Electrospinning is one of the most common techniques of extracting nanofibers from polymer solutions and gathering them to form nonwoven nanotextiles that can be used to form a highly porous mesh with potential sound absorption characteristics. A relatively new porous material created from nanofibrillated cellulose is called nanopaper. This material is made of very thin fibers (long nanowires of 10 to 40 nanometer in diameter). A homogeneous distribution of the fibers and high mesh porosity produces a very strong material. Sehaqui [40] produced a lightweight porous nanopaper that has mechanical properties similar to those of thermoplastics but with a much lower density. These properties make nanopaper an interesting choice as a sound absorber, although there is scarce information about its sound absorption properties. Nanopaper is hygroscopic since it is a cellulose-based material, which can negatively affect some of its mechanical properties at high humidity levels. However, Arenas et al. [11] reported that in general, no significant change in sound absorption is observed with respect to relative humidity (up to 69%) at room temperature for a loose, unbleached cellulose layer. These results are in agreement with those reported in previous studies, indicating that no significant change in sound absorption is generally observed with respect to relative humidity at room temperature for wood-based materials. It is noted that practical applications of nanopaper are still in development.

Zheng et al. [41] studied the sound absorption effects of yarn sizes, fiber diameters, and hybrid stacking of different fibers. They have shown that with thicker fabric yarn and bigger fiber diameter, better sound absorption properties can be obtained in natural fiber-reinforced sandwich structures.

Assemblies of kapok fibers (also called Java cotton) were analyzed by Xiang et al. [42]. They concluded that continuously increasing the bulk density decreases the sound absorption and that there is an optimal density for obtaining the best possible noise reduction. Faustino and his collaborators [43] studied a sustainable low-technology corncob particleboard. The acoustic insulation provided by this board was comparable to traditional materials used for building purposes, such as glass wool. The use of mechanical wood fibers for acoustical applications has been investigated by other authors [44].

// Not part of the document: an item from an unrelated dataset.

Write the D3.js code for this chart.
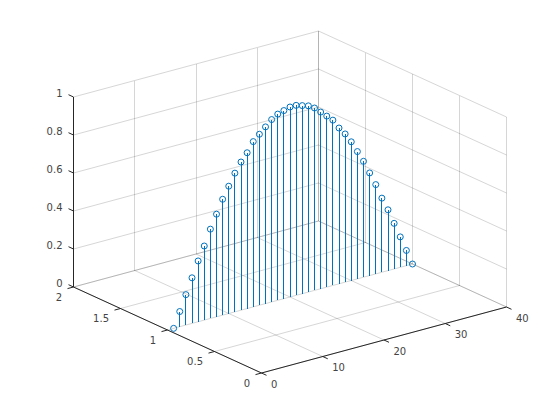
<!DOCTYPE html>
<html>
<head>
<meta charset="utf-8">
<script src="https://cdn.jsdelivr.net/npm/d3@7"></script>
<style>html,body{margin:0;padding:0;background:#fff}svg{display:block}text{font-family:"DejaVu Sans",sans-serif;font-size:10px;fill:#444}</style>
</head>
<body>
<svg id="c" width="560" height="420"></svg>
<script>
const xValues = [1,2,3,4,5,6,7,8,9,10,11,12,13,14,15,16,17,18,19,20,21,22,23,24,25,26,27,28,29,30,31,32,33,34,35,36,37,38,39,40];
const yValue = 1;
const zValues = [0,.08,.16,.24,.32,.39,.47,.54,.61,.67,.73,.78,.82,.87,.90,.93,.96,.98,.99,1,1,.99,.98,.96,.93,.90,.87,.82,.78,.73,.67,.61,.54,.47,.39,.32,.24,.16,.08,0];
const xTicks = [0,10,20,30,40];
const yTicks = [0,0.5,1,1.5,2];
const zTicks = [0,0.2,0.4,0.6,0.8,1];

// oblique projection: each data axis contributes a screen offset
const xToPx = d3.scaleLinear().domain([0,40]).range([261.5,506.5]);
const xToPy = d3.scaleLinear().domain([0,40]).range([373,307]);
const yToPx = d3.scaleLinear().domain([0,2]).range([0,-188]);
const yToPy = d3.scaleLinear().domain([0,2]).range([0,-86]);
const zToPy = d3.scaleLinear().domain([0,1]).range([0,-190]);
const P = (x,y,z) => [xToPx(x)+yToPx(y), xToPy(x)+yToPy(y)+zToPy(z)];

const svg = d3.select("#c");
const seg = (g,a,b,stroke,w,crisp) => g.append("line")
  .attr("x1",a[0]).attr("y1",a[1]).attr("x2",b[0]).attr("y2",b[1])
  .attr("stroke",stroke).attr("stroke-width",w)
  .attr("shape-rendering",crisp?"crispEdges":"auto");

// grid
const grid = svg.append("g").attr("stroke-opacity",0.19);
const gc = "#262626";
xTicks.forEach(x=>{
  seg(grid,P(x,0,0),P(x,2,0),gc,1);
  seg(grid,P(x,2,0),P(x,2,1),gc,1,true);
});
yTicks.forEach(y=>{
  seg(grid,P(0,y,0),P(40,y,0),gc,1);
  seg(grid,P(40,y,0),P(40,y,1),gc,1,true);
});
zTicks.forEach(z=>{
  seg(grid,P(0,2,z),P(40,2,z),gc,1);
  seg(grid,P(40,2,z),P(40,0,z),gc,1);
});

// stems and markers
const blue = "#0072BD";
const data = d3.zip(xValues,zValues);
svg.append("g").selectAll("line").data(data).join("line")
  .attr("x1",d=>P(d[0],yValue,0)[0]).attr("y1",d=>P(d[0],yValue,0)[1])
  .attr("x2",d=>P(d[0],yValue,d[1])[0]).attr("y2",d=>P(d[0],yValue,d[1])[1])
  .attr("stroke",blue).attr("stroke-width",1).attr("shape-rendering","crispEdges");
svg.append("g").selectAll("circle").data(data).join("circle")
  .attr("cx",d=>P(d[0],yValue,d[1])[0]).attr("cy",d=>P(d[0],yValue,d[1])[1])
  .attr("r",3).attr("fill","none").attr("stroke",blue).attr("stroke-width",1);

// axes
const ax = svg.append("g");
const ink = "#262626";
seg(ax,P(0,0,0),P(40,0,0),ink,1);
seg(ax,P(0,0,0),P(0,2,0),ink,1);
seg(ax,P(0,2,0),P(0,2,1),ink,1,true);
const addText = (p,t,anchor) => ax.append("text").attr("x",p[0]).attr("y",p[1])
  .attr("text-anchor",anchor).attr("dominant-baseline","central").text(t);
xTicks.forEach(x=>{
  const p=P(x,0,0);
  seg(ax,p,[p[0]+5,p[1]+2.3],ink,1);
  addText([p[0]+9.5,p[1]+11],String(x),"start");
});
yTicks.forEach(y=>{
  const p=P(0,y,0);
  seg(ax,p,[p[0]-6,p[1]+1.6],ink,1);
  addText([p[0]-11.5,p[1]+10],String(y),"end");
});
zTicks.forEach(z=>{
  const p=P(0,2,z);
  seg(ax,p,[p[0]-5,p[1]-2.3],ink,1);
  addText([p[0]-11,p[1]-4],String(z),"end");
});
</script>
</body>
</html>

Lightweight expanded clay aggregate (LECA) consists of small, lightweight, bloated particles of burnt clay. Thousands of small, air-filled cavities give LECA very good strength and thermal insulation properties. The material presents a relatively high open porosity (50–70%), which provides high values of acoustic absorption. In fact, a sound absorption coefficient close to or above 0.8 has been observed in a sample of LECA material of thickness 50 mm and grain smaller than 2 mm [45].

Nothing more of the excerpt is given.